Set down all of the data that follows word for word, without the images.

>> Start

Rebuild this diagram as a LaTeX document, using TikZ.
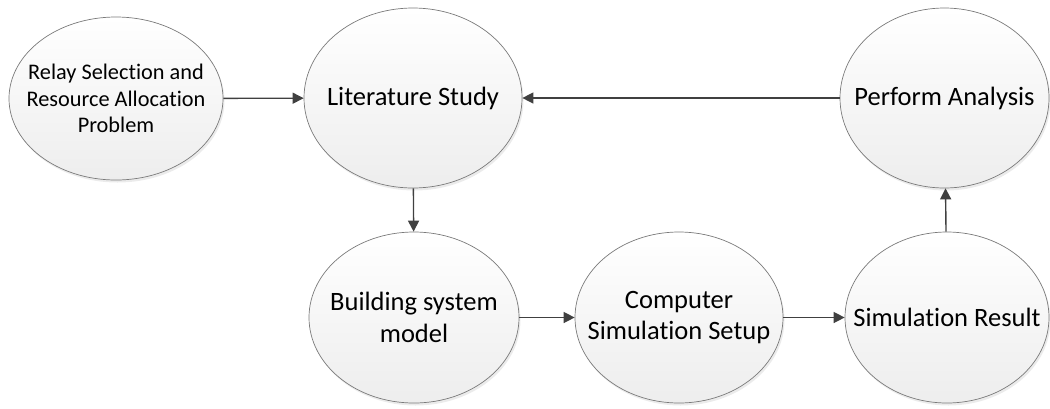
\documentclass[tikz,border=0pt]{standalone}
\usepackage{fontspec}
\setmainfont{Carlito}[Ligatures=NoCommon]
\usetikzlibrary{shapes.geometric,arrows.meta,shadows}
\definecolor{edgegray}{HTML}{7A7A7A}
\definecolor{arrowgray}{HTML}{404040}
\begin{document}
\begin{tikzpicture}[x=1pt,y=-1pt,
  bubble/.style={ellipse, draw=edgegray, line width=0.7pt, inner sep=0pt,
    top color=white, bottom color=black!7,
    drop shadow={shadow xshift=1.5pt, shadow yshift=-2.5pt, opacity=0.13, fill=black!60}},
  caption/.style={align=center, inner sep=0pt, font=\fontsize{26.5}{31.5}\selectfont},
  flow/.style={draw=arrowgray, line width=1.4pt, -{Triangle[length=11pt,width=11pt]}}]
\useasboundingbox (0,0) rectangle (1050,408);
\node[bubble, minimum width=214pt, minimum height=163pt] (relay) at (116,98.5) {};
\node[bubble, minimum width=218pt, minimum height=180pt] (lit) at (413,98) {};
\node[bubble, minimum width=209pt, minimum height=180pt] (perf) at (944.5,98) {};
\node[bubble, minimum width=210pt, minimum height=171pt] (build) at (414,317.5) {};
\node[bubble, minimum width=208pt, minimum height=171pt] (comp) at (679,317.5) {};
\node[bubble, minimum width=204pt, minimum height=171pt] (simres) at (947,317.5) {};
\node[caption, font=\fontsize{22.3}{26.8}\selectfont] (relayt) at (relay.center)
  {Relay Selection and\\Resource Allocation\\Problem};
\node[caption] (litt) at (lit.center) {Literature Study};
\node[caption] (perft) at (perf.center) {Perform Analysis};
\node[caption] (buildt) at (build.center) {Building system\\model};
\node[caption] (compt) at (comp.center) {Computer\\Simulation Setup};
\node[caption] (simrest) at (simres.center) {Simulation Result};
\draw[flow] (relay) -- (lit);
\draw[flow] (perf) -- (lit);
\draw[flow] (lit) -- (build);
\draw[flow] (build) -- (comp);
\draw[flow] (comp) -- (simres);
\draw[flow] (simres) -- (perf);
\end{tikzpicture}
\end{document}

>> End

Response to this exercise.
Rebuild this diagram as a LaTeX document, using TikZ.
\documentclass[tikz,border=0pt]{standalone}
\usepackage{fontspec}
\setmainfont{Carlito}[Ligatures=NoCommon]
\usetikzlibrary{shapes.geometric,arrows.meta,shadows}
\definecolor{edgegray}{HTML}{7A7A7A}
\definecolor{arrowgray}{HTML}{404040}
\begin{document}
\begin{tikzpicture}[x=1pt,y=-1pt,
  bubble/.style={ellipse, draw=edgegray, line width=0.7pt, inner sep=0pt,
    top color=white, bottom color=black!7,
    drop shadow={shadow xshift=1.5pt, shadow yshift=-2.5pt, opacity=0.13, fill=black!60}},
  caption/.style={align=center, inner sep=0pt, font=\fontsize{26.5}{31.5}\selectfont},
  flow/.style={draw=arrowgray, line width=1.4pt, -{Triangle[length=11pt,width=11pt]}}]
\useasboundingbox (0,0) rectangle (1050,408);
\node[bubble, minimum width=214pt, minimum height=163pt] (relay) at (116,98.5) {};
\node[bubble, minimum width=218pt, minimum height=180pt] (lit) at (413,98) {};
\node[bubble, minimum width=209pt, minimum height=180pt] (perf) at (944.5,98) {};
\node[bubble, minimum width=210pt, minimum height=171pt] (build) at (414,317.5) {};
\node[bubble, minimum width=208pt, minimum height=171pt] (comp) at (679,317.5) {};
\node[bubble, minimum width=204pt, minimum height=171pt] (simres) at (947,317.5) {};
\node[caption, font=\fontsize{22.3}{26.8}\selectfont] (relayt) at (relay.center)
  {Relay Selection and\\Resource Allocation\\Problem};
\node[caption] (litt) at (lit.center) {Literature Study};
\node[caption] (perft) at (perf.center) {Perform Analysis};
\node[caption] (buildt) at (build.center) {Building system\\model};
\node[caption] (compt) at (comp.center) {Computer\\Simulation Setup};
\node[caption] (simrest) at (simres.center) {Simulation Result};
\draw[flow] (relay) -- (lit);
\draw[flow] (perf) -- (lit);
\draw[flow] (lit) -- (build);
\draw[flow] (build) -- (comp);
\draw[flow] (comp) -- (simres);
\draw[flow] (simres) -- (perf);
\end{tikzpicture}
\end{document}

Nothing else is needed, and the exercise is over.